WHAT IS BEING ASKED:
Show each line that has the string "this" in it.

Start of LISTED RECORDS

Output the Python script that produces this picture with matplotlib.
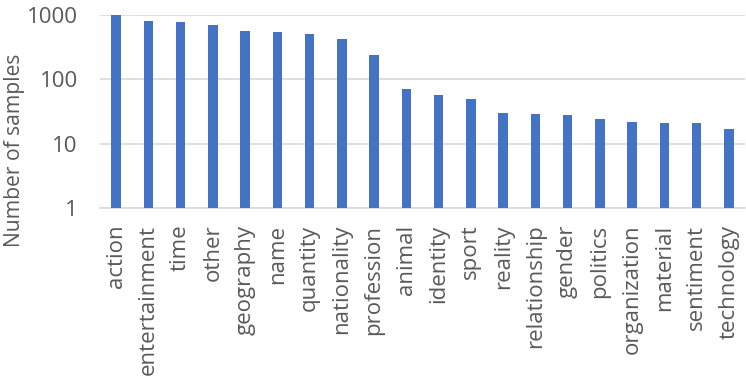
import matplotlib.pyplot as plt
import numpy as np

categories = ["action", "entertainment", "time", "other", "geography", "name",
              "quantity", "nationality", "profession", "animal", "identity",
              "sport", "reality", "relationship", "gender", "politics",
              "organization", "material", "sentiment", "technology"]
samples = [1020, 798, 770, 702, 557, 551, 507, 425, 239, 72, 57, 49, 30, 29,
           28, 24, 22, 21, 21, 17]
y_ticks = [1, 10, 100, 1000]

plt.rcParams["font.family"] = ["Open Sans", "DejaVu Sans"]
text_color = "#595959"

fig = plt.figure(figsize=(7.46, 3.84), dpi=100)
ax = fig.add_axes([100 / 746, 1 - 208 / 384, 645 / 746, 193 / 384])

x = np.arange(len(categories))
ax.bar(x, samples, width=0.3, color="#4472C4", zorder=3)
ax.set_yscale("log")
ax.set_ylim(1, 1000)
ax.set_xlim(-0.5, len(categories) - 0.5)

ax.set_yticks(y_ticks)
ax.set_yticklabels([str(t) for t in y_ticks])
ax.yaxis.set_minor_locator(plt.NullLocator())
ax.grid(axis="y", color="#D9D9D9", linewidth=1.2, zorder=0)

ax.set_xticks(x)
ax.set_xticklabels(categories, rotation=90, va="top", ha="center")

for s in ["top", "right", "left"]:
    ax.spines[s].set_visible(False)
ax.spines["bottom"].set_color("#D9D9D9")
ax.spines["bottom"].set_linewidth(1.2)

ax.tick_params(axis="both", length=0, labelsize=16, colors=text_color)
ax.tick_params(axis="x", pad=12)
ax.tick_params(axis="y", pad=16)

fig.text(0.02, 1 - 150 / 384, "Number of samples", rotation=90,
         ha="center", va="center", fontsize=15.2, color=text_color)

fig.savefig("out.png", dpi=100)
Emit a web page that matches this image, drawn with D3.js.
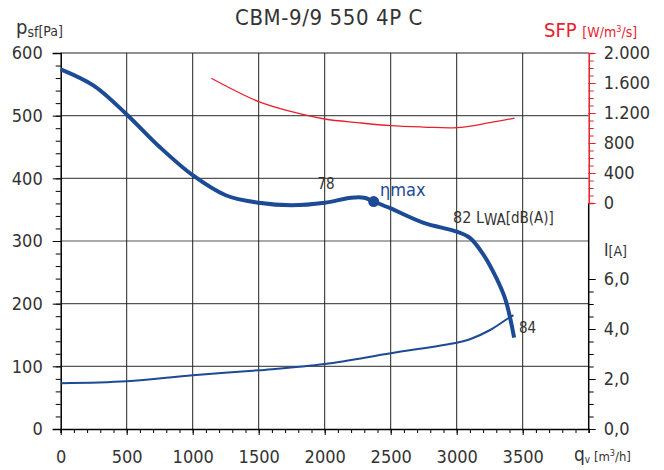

End of LISTED RECORDS

ANSWER TO THE EXERCISE:
Output the Python script that produces this picture with matplotlib.
Emit a web page that matches this image, drawn with D3.js.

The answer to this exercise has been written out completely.